Monday, 19 January 2026

Predictions For 2026 - Prediction 3 - Inflation Returns - Part 4

The 2008 global financial crash showed that the limiting role of surplus-value on the continued expansion of revenues derived from assets had asserted itself. In Capital III, Marx notes,

“It would be still more absurd to presume that capital would yield interest on the basis of capitalist production without performing any productive function, i.e., without creating surplus-value, of which interest is just a part; that the capitalist mode of production would run its course without capitalist production. If an untowardly large section of capitalists were to convert their capital into money-capital, the result would be a frightful depreciation of money-capital and a frightful fall in the rate of interest; many would at once face the impossibility of living on their interest, and would hence be compelled to reconvert into industrial capitalists.” (p 378)

Marx and Engels noted that a social revolution had already occurred by the latter part of the 19th century. Private ownership of industrial capital had already become an anachronism. Capital was, even by then, socialised capital, the collective property of the “associated producers” within each large company, be it a cooperative or a joint stock company.

“This result of the ultimate development of capitalist production is a necessary transitional phase towards the reconversion of capital into the property of producers, although no longer as the private property of the individual producers, but rather as the property of associated producers, as outright social property. On the other hand, the stock company is a transition toward the conversion of all functions in the reproduction process which still remain linked with capitalist property, into mere functions of associated producers, into social functions...

This is the abolition of the capitalist mode of production within the capitalist mode of production itself, and hence a self-dissolving contradiction, which prima facie represents a mere phase of transition to a new form of production. It manifests itself as such a contradiction in its effects. It establishes a monopoly in certain spheres and thereby requires state interference. It reproduces a new financial aristocracy, a new variety of parasites in the shape of promoters, speculators and simply nominal directors; a whole system of swindling and cheating by means of corporation promotion, stock issuance, and stock speculation. It is private production without the control of private property...

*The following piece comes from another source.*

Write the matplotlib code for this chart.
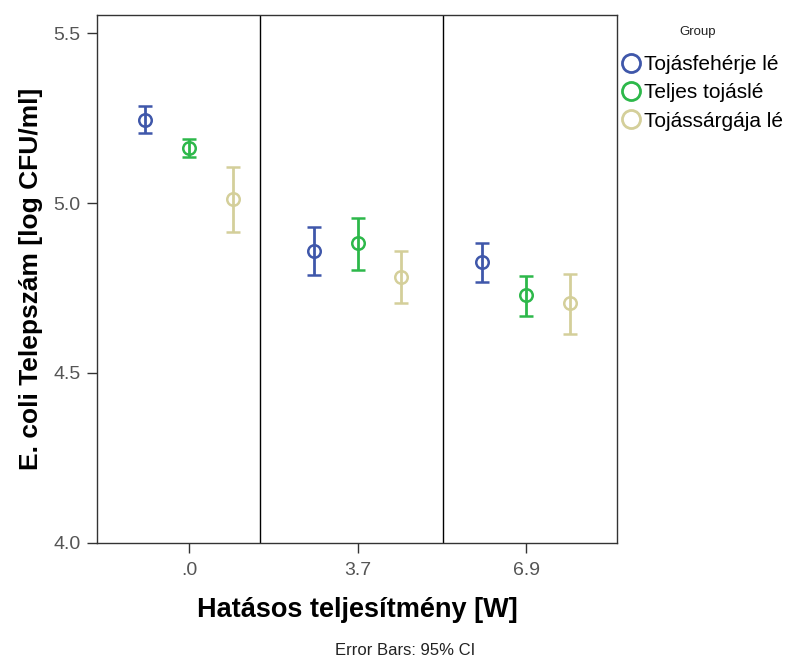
import matplotlib.pyplot as plt
from matplotlib.lines import Line2D

plt.rcParams['font.family'] = ['Liberation Sans', 'DejaVu Sans']

# data
power_labels = ['.0', '3.7', '6.9']
groups = ['Tojásfehérje lé', 'Teljes tojáslé', 'Tojássárgája lé']
colors = ['#3F57AA', '#2DB84A', '#D4CF9A']

means = {
    'Tojásfehérje lé': [5.244, 4.859, 4.826],
    'Teljes tojáslé': [5.162, 4.882, 4.729],
    'Tojássárgája lé': [5.012, 4.782, 4.706],
}
ci_low = {
    'Tojásfehérje lé': [5.206, 4.788, 4.768],
    'Teljes tojáslé': [5.135, 4.803, 4.668],
    'Tojássárgája lé': [4.915, 4.706, 4.615],
}
ci_high = {
    'Tojásfehérje lé': [5.285, 4.929, 4.882],
    'Teljes tojáslé': [5.188, 4.956, 4.785],
    'Tojássárgája lé': [5.106, 4.859, 4.791],
}

fig = plt.figure(figsize=(7.87, 6.63), dpi=100)
ax = fig.add_axes([0.1233, 0.181, 0.6607, 0.7964])

offsets = [-0.26, 0.0, 0.26]
for g, c, off in zip(groups, colors, offsets):
    xs = [i + off for i in range(len(power_labels))]
    m = means[g]
    lo = [mm - l for mm, l in zip(m, ci_low[g])]
    hi = [h - mm for mm, h in zip(m, ci_high[g])]
    ax.errorbar(xs, m, yerr=[lo, hi], fmt='o', color=c, mfc='none', mec=c,
                ms=9, mew=1.8, elinewidth=2, capsize=5, capthick=2)

# separators between clusters
for sx in [0.42, 1.51]:
    ax.axvline(sx, color='black', lw=1)

ax.set_xlim(-0.546, 2.54)
ax.set_ylim(4.0, 5.553)
ax.set_xticks(range(len(power_labels)))
ax.set_xticklabels(power_labels)
ax.set_yticks([4.0, 4.5, 5.0, 5.5])
ax.set_yticklabels(['4.0', '4.5', '5.0', '5.5'])
ax.tick_params(direction='out', length=7, width=1, colors='#333333',
               labelsize=14, labelcolor='#555555', pad=5)
ax.tick_params(axis='x', pad=7)
for sp in ax.spines.values():
    sp.set_color('#333333')
    sp.set_linewidth(1)

ax.set_xlabel('Hatásos teljesítmény [W]', fontsize=19.5, fontweight='bold', labelpad=13)
ax.set_ylabel('E. coli Telepszám [log CFU/ml]', fontsize=19, fontweight='bold', labelpad=7)

handles = [Line2D([], [], marker='o', ls='none', mfc='none', mec=c, ms=13, mew=2)
           for c in colors]
leg = fig.legend(handles, groups, loc='upper left',
                 bbox_to_anchor=(0.788, 0.917), frameon=False, fontsize=15,
                 handletextpad=0.15, handlelength=1.0,
                 labelspacing=0.45, borderaxespad=0, borderpad=0)
fig.text(0.887, 0.951, 'Group', ha='center', va='center', fontsize=9.5, color='#222222')

fig.text(0.515, 0.012, 'Error Bars: 95% CI', ha='center',
         fontsize=12, color='#222222')

fig.savefig('out.png', dpi=100)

The capitalist stock companies, as much as the co-operative factories, should be considered as transitional forms from the capitalist mode of production to the associated one, with the only distinction that the antagonism is resolved negatively in the one and positively in the other.”

(Capital III, Chapter 27)

When Marx and Engels say that socialism is inevitable, this is not a prediction of the future, but a statement of the facts that already existed at the time they said it. This social revolution had already occurred. Production had been socialised, and industrial-capital had, then, been socialised along with it. The collective owners of industrial-capital – at least of large-scale industrial capital, monopoly-capital – were the workers (associated producers), but they did not yet exert control over their own property. The ruling-class, had become a class of rentiers, owners of fictitious-capital, not industrial capital, and they, now, obtained their revenues, not from profits but from interest/dividends as well as rents from the ownership of financial and property assets.